What to do: Leave out any pictures and transcribe all other data below exactly.

#### Supplied information ####

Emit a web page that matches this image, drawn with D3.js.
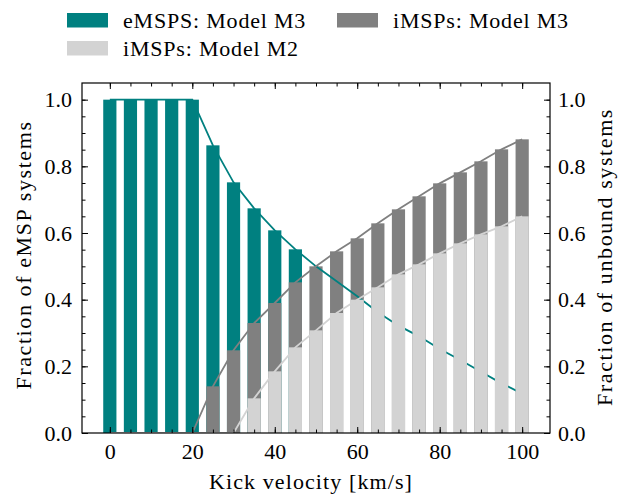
<!DOCTYPE html>
<html>
<head>
<meta charset="utf-8">
<script src="https://cdn.jsdelivr.net/npm/d3@7"></script>
<style>
  body { margin: 0; background: #fff; }
</style>
</head>
<body>
<svg id="chart" width="619" height="495"></svg>
<script>
// kick velocities (km/s)
var velocities = [0, 5, 10, 15, 20, 25, 30, 35, 40, 45, 50, 55, 60, 65, 70, 75, 80, 85, 90, 95, 100];
// eMSP fraction, bars (only up to 45 km/s) and curve
var emspBars = [1, 1, 1, 1, 1, 0.863, 0.752, 0.674, 0.608, 0.551];
var emspLine = [1, 1, 1, 1, 1, 0.863, 0.752, 0.674, 0.608, 0.551, 0.5, 0.455, 0.41, 0.362, 0.322, 0.29, 0.252, 0.219, 0.184, 0.149, 0.118];
// unbound iMSP fractions
var imspM3 = [0, 0, 0, 0, 0, 0.14, 0.248, 0.33, 0.39, 0.452, 0.5, 0.545, 0.584, 0.629, 0.671, 0.71, 0.749, 0.782, 0.815, 0.851, 0.881];
var imspM2 = [0, 0, 0, 0, 0, 0, 0, 0.104, 0.185, 0.257, 0.308, 0.36, 0.40, 0.437, 0.476, 0.506, 0.539, 0.569, 0.596, 0.62, 0.65];
var xTicks = [0, 20, 40, 60, 80, 100];
var yTicks = [0, 0.2, 0.4, 0.6, 0.8, 1.0];
var legendItems = [
  { label: "eMSPS: Model M3", color: "#008080" },
  { label: "iMSPs: Model M2", color: "#d3d3d3" },
  { label: "iMSPs: Model M3", color: "#808080" }
];

var teal = "#008080", gray = "#808080", light = "#d3d3d3";
var barWidth = 3.2;
var fontFamily = "'Liberation Serif', 'Times New Roman', serif";
var fontSize = "22px";

var dimensions = {
  width: 619,
  height: 495,
  margin: { top: 83, right: 69, bottom: 62, left: 82 }
};
dimensions.boundedWidth = dimensions.width - dimensions.margin.left - dimensions.margin.right;
dimensions.boundedHeight = dimensions.height - dimensions.margin.top - dimensions.margin.bottom;

var svg = d3.select("#chart");

var xScale = d3.scaleLinear()
  .domain([-6.75, 106.75])
  .range([0, dimensions.boundedWidth]);

// both y axes share the same range
var yScale = d3.scaleLinear()
  .domain([0, 1.05])
  .range([dimensions.boundedHeight, 0]);

var bounds = svg.append("g")
  .attr("transform", "translate(" + dimensions.margin.left + "," + dimensions.margin.top + ")");

bounds.append("clipPath").attr("id", "plotclip")
  .append("rect")
  .attr("width", dimensions.boundedWidth)
  .attr("height", dimensions.boundedHeight);

var plot = bounds.append("g").attr("clip-path", "url(#plotclip)");

function drawBars(values, color) {
  plot.append("g")
    .selectAll("rect")
    .data(values)
    .enter()
    .append("rect")
    .attr("x", function (d, i) { return xScale(velocities[i] - barWidth / 2); })
    .attr("width", xScale(barWidth) - xScale(0))
    .attr("y", function (d) { return yScale(d); })
    .attr("height", function (d) { return dimensions.boundedHeight - yScale(d); })
    .attr("fill", color);
}

function drawLine(values, color) {
  var line = d3.line()
    .x(function (d, i) { return xScale(velocities[i]); })
    .y(function (d) { return yScale(d); });
  plot.append("path")
    .datum(values)
    .attr("d", line)
    .attr("fill", "none")
    .attr("stroke", color)
    .attr("stroke-width", 1.8);
}

drawBars(emspBars, teal);
drawBars(imspM3, gray);
drawLine(emspLine, teal);
drawLine(imspM3, gray);
drawBars(imspM2, light);
drawLine(imspM2, light);

// axes, ticks pointing inwards on all four sides
var minorX = d3.range(0, 101, 5);
var minorY = d3.range(0, 1.01, 0.05);

function styleAxis(g) {
  g.attr("font-family", null).attr("font-size", null);
  g.select(".domain").remove();
  g.selectAll("line").attr("stroke", "#000").attr("stroke-width", 1);
  g.selectAll("text")
    .style("font-family", fontFamily)
    .style("font-size", fontSize)
    .attr("fill", "#000");
}

function addAxis(axisFn, transform, majors, minors, fmt, pad) {
  var scale = (axisFn === d3.axisBottom || axisFn === d3.axisTop) ? xScale : yScale;
  var g = bounds.append("g").attr("transform", transform);
  g.append("g").call(axisFn(scale).tickValues(minors).tickSize(-3.5).tickFormat(""));
  g.append("g").call(axisFn(scale).tickValues(majors).tickSize(-6).tickPadding(pad).tickFormat(fmt ? fmt : ""));
  g.selectAll("g").each(function () { styleAxis(d3.select(this)); });
  return g;
}

addAxis(d3.axisBottom, "translate(0," + dimensions.boundedHeight + ")", xTicks, minorX, d3.format("d"), 10);
addAxis(d3.axisTop, "translate(0,0)", xTicks, minorX, null, 10);
addAxis(d3.axisLeft, "translate(0,0)", yTicks, minorY, d3.format(".1f"), 10);
addAxis(d3.axisRight, "translate(" + dimensions.boundedWidth + ",0)", yTicks, minorY, d3.format(".1f"), 8);

// frame
bounds.append("rect")
  .attr("width", dimensions.boundedWidth)
  .attr("height", dimensions.boundedHeight)
  .attr("fill", "none")
  .attr("stroke", "#000")
  .attr("stroke-width", 1.2);

function addText(sel, spacing) {
  return sel.append("text")
    .style("font-family", fontFamily)
    .style("font-size", fontSize)
    .style("letter-spacing", spacing + "px")
    .attr("fill", "#000");
}

// axis labels
addText(svg, 1.1)
  .attr("x", 311)
  .attr("y", 489)
  .attr("text-anchor", "middle")
  .text("Kick velocity [km/s]");

addText(svg, 1.6)
  .attr("transform", "translate(31,255) rotate(-90)")
  .attr("text-anchor", "middle")
  .text("Fraction of eMSP systems");

addText(svg, 1.6)
  .attr("transform", "translate(612,257) rotate(-90)")
  .attr("text-anchor", "middle")
  .text("Fraction of unbound systems");

// legend, two columns filled column first
var legendPos = [[67, 13], [67, 41], [337, 13]];
var legend = svg.append("g");
legendItems.forEach(function (item, i) {
  var g = legend.append("g").attr("transform", "translate(" + legendPos[i][0] + "," + legendPos[i][1] + ")");
  g.append("rect").attr("width", 41).attr("height", 14.5).attr("fill", item.color);
  addText(g, 0.8).attr("x", 56).attr("y", 15).text(item.label);
});
</script>
</body>
</html>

####

Solution to this exercise:
Emit a web page that matches this image, drawn with D3.js.
<!DOCTYPE html>
<html>
<head>
<meta charset="utf-8">
<script src="https://cdn.jsdelivr.net/npm/d3@7"></script>
<style>
  body { margin: 0; background: #fff; }
</style>
</head>
<body>
<svg id="chart" width="619" height="495"></svg>
<script>
// kick velocities (km/s)
var velocities = [0, 5, 10, 15, 20, 25, 30, 35, 40, 45, 50, 55, 60, 65, 70, 75, 80, 85, 90, 95, 100];
// eMSP fraction, bars (only up to 45 km/s) and curve
var emspBars = [1, 1, 1, 1, 1, 0.863, 0.752, 0.674, 0.608, 0.551];
var emspLine = [1, 1, 1, 1, 1, 0.863, 0.752, 0.674, 0.608, 0.551, 0.5, 0.455, 0.41, 0.362, 0.322, 0.29, 0.252, 0.219, 0.184, 0.149, 0.118];
// unbound iMSP fractions
var imspM3 = [0, 0, 0, 0, 0, 0.14, 0.248, 0.33, 0.39, 0.452, 0.5, 0.545, 0.584, 0.629, 0.671, 0.71, 0.749, 0.782, 0.815, 0.851, 0.881];
var imspM2 = [0, 0, 0, 0, 0, 0, 0, 0.104, 0.185, 0.257, 0.308, 0.36, 0.40, 0.437, 0.476, 0.506, 0.539, 0.569, 0.596, 0.62, 0.65];
var xTicks = [0, 20, 40, 60, 80, 100];
var yTicks = [0, 0.2, 0.4, 0.6, 0.8, 1.0];
var legendItems = [
  { label: "eMSPS: Model M3", color: "#008080" },
  { label: "iMSPs: Model M2", color: "#d3d3d3" },
  { label: "iMSPs: Model M3", color: "#808080" }
];

var teal = "#008080", gray = "#808080", light = "#d3d3d3";
var barWidth = 3.2;
var fontFamily = "'Liberation Serif', 'Times New Roman', serif";
var fontSize = "22px";

var dimensions = {
  width: 619,
  height: 495,
  margin: { top: 83, right: 69, bottom: 62, left: 82 }
};
dimensions.boundedWidth = dimensions.width - dimensions.margin.left - dimensions.margin.right;
dimensions.boundedHeight = dimensions.height - dimensions.margin.top - dimensions.margin.bottom;

var svg = d3.select("#chart");

var xScale = d3.scaleLinear()
  .domain([-6.75, 106.75])
  .range([0, dimensions.boundedWidth]);

// both y axes share the same range
var yScale = d3.scaleLinear()
  .domain([0, 1.05])
  .range([dimensions.boundedHeight, 0]);

var bounds = svg.append("g")
  .attr("transform", "translate(" + dimensions.margin.left + "," + dimensions.margin.top + ")");

bounds.append("clipPath").attr("id", "plotclip")
  .append("rect")
  .attr("width", dimensions.boundedWidth)
  .attr("height", dimensions.boundedHeight);

var plot = bounds.append("g").attr("clip-path", "url(#plotclip)");

function drawBars(values, color) {
  plot.append("g")
    .selectAll("rect")
    .data(values)
    .enter()
    .append("rect")
    .attr("x", function (d, i) { return xScale(velocities[i] - barWidth / 2); })
    .attr("width", xScale(barWidth) - xScale(0))
    .attr("y", function (d) { return yScale(d); })
    .attr("height", function (d) { return dimensions.boundedHeight - yScale(d); })
    .attr("fill", color);
}

function drawLine(values, color) {
  var line = d3.line()
    .x(function (d, i) { return xScale(velocities[i]); })
    .y(function (d) { return yScale(d); });
  plot.append("path")
    .datum(values)
    .attr("d", line)
    .attr("fill", "none")
    .attr("stroke", color)
    .attr("stroke-width", 1.8);
}

drawBars(emspBars, teal);
drawBars(imspM3, gray);
drawLine(emspLine, teal);
drawLine(imspM3, gray);
drawBars(imspM2, light);
drawLine(imspM2, light);

// axes, ticks pointing inwards on all four sides
var minorX = d3.range(0, 101, 5);
var minorY = d3.range(0, 1.01, 0.05);

function styleAxis(g) {
  g.attr("font-family", null).attr("font-size", null);
  g.select(".domain").remove();
  g.selectAll("line").attr("stroke", "#000").attr("stroke-width", 1);
  g.selectAll("text")
    .style("font-family", fontFamily)
    .style("font-size", fontSize)
    .attr("fill", "#000");
}

function addAxis(axisFn, transform, majors, minors, fmt, pad) {
  var scale = (axisFn === d3.axisBottom || axisFn === d3.axisTop) ? xScale : yScale;
  var g = bounds.append("g").attr("transform", transform);
  g.append("g").call(axisFn(scale).tickValues(minors).tickSize(-3.5).tickFormat(""));
  g.append("g").call(axisFn(scale).tickValues(majors).tickSize(-6).tickPadding(pad).tickFormat(fmt ? fmt : ""));
  g.selectAll("g").each(function () { styleAxis(d3.select(this)); });
  return g;
}

addAxis(d3.axisBottom, "translate(0," + dimensions.boundedHeight + ")", xTicks, minorX, d3.format("d"), 10);
addAxis(d3.axisTop, "translate(0,0)", xTicks, minorX, null, 10);
addAxis(d3.axisLeft, "translate(0,0)", yTicks, minorY, d3.format(".1f"), 10);
addAxis(d3.axisRight, "translate(" + dimensions.boundedWidth + ",0)", yTicks, minorY, d3.format(".1f"), 8);

// frame
bounds.append("rect")
  .attr("width", dimensions.boundedWidth)
  .attr("height", dimensions.boundedHeight)
  .attr("fill", "none")
  .attr("stroke", "#000")
  .attr("stroke-width", 1.2);

function addText(sel, spacing) {
  return sel.append("text")
    .style("font-family", fontFamily)
    .style("font-size", fontSize)
    .style("letter-spacing", spacing + "px")
    .attr("fill", "#000");
}

// axis labels
addText(svg, 1.1)
  .attr("x", 311)
  .attr("y", 489)
  .attr("text-anchor", "middle")
  .text("Kick velocity [km/s]");

addText(svg, 1.6)
  .attr("transform", "translate(31,255) rotate(-90)")
  .attr("text-anchor", "middle")
  .text("Fraction of eMSP systems");

addText(svg, 1.6)
  .attr("transform", "translate(612,257) rotate(-90)")
  .attr("text-anchor", "middle")
  .text("Fraction of unbound systems");

// legend, two columns filled column first
var legendPos = [[67, 13], [67, 41], [337, 13]];
var legend = svg.append("g");
legendItems.forEach(function (item, i) {
  var g = legend.append("g").attr("transform", "translate(" + legendPos[i][0] + "," + legendPos[i][1] + ")");
  g.append("rect").attr("width", 41).attr("height", 14.5).attr("fill", item.color);
  addText(g, 0.8).attr("x", 56).attr("y", 15).text(item.label);
});
</script>
</body>
</html>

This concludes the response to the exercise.